Peak District National Park is in central England at the southern end of the Pennines.
With canals, secret caves and woodlands in addition to the peaks that grant it the name there is so much to see and do in the Peak District. The National Park offers breath-taking views and fantastic opportunities for pastimes such as cycling, walking and wildlife watching.
The Peak District is easily accessible by train from around the UK. If you are planning your trip from the capital you can take the trains from London St Pancras station to reach the East of the area by Derby, Chesterfield or Sheffield. If you would like to approach from the West there are direct trains from London Euston to Manchester through Stoke-on-Trent, Macclesfield and Stockport. From all of the above stops you can find your way to the heart of the National Park.
I planned to arrive as early as possible, trying to sleep trough the journey from London to Sheffield. Noted for myself to get some neck support for next time as the usual folded jacket ‘pillow’ was not fit for a longer trip. Unfortunately we picked up some delay on the way and so I was just able to enjoy the sunrise trough the bus window into the Valley. It was still amazing and definitely warmer from inside. The bus route takes around 40 minutes to Hathersage, alternatively you can use the train, however worth to check in advance for any planned closure.
When I arrived in the town centre quickly grabbed some food and drink from local the gas station just to make sure I will have enough energy for this long day. My first stop was at the Ladybower Reservoir, interesting fact that under the water there has been a village. No, it’s not Atlantis of course, Derwent was flooded in the 1940s to make way for reservoir, which was built between 1935 and 1943. This year warm spring and summer reduced the water level so low that the remains of the village has been exposed.
After the breathtaking view from the damn headed back to road to get to Stanage Edge. On the way I passed North Lees Hall, this 16th century manor has been inspiration Mr Rochester’s home in Jane Eyre. Charlotte Brontë stayed in Hathersage for three weeks. During this time, she took the opportunity to explore the inspiring moorlands. Passed the hall and continued my journey of the footsteps of Kiera Knightly. Do you remember the scene from the 2005 film adaption of Pride and Prejudice? The rock on which Keira stands during the panoramic scene? That’s Stanage Edge.
Spent my lunch at the edge of the rock before I grabbed my backpack again to see the rest of the area.

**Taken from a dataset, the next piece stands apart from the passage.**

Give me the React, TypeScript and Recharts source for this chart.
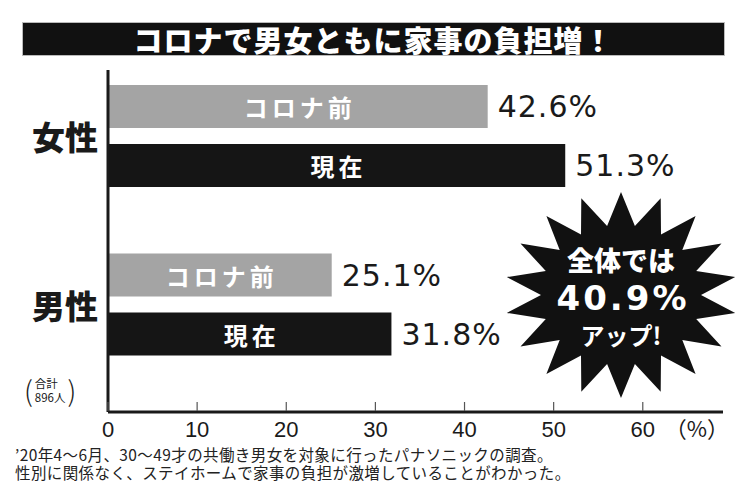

I believe I find the best spot for this. The view is amazing wherever you are looking. On my way back I find path that was leading me to the caves. There is a legend about a cave here used by Robin Hood, haven’t really find any proof of this, apart from the grave of Little John. You can find this nearby in St Michael’s Churchyard in Hathersage.
The road back was taking me through near the Mam Tor where I was watching the hang gliders for a while before I headed back to the village. At that moment I already decided I will come back once, as it’s so many things to do here and around. If you are less a walking person, you can take your bicycle or go for horse riding and of course there are great spots for wall hiking as well.
When I arrived back to Sheffield I felt extremely tired physically from the all day walking, but inside felt the opposite. Really enjoyed every second that I spent on the peak, and I hope the photos will give back the beauty of this spectacle landscape. I can just recommend this place to everyone who feels needs some break off the busy city-life. If you have more time I would suggest a long weekend to experience the real countryside.
Tip: Good to know that Megabus selling train tickets as well from Sheffield to London. You can book specific trains, however much cheaper than in any other apps.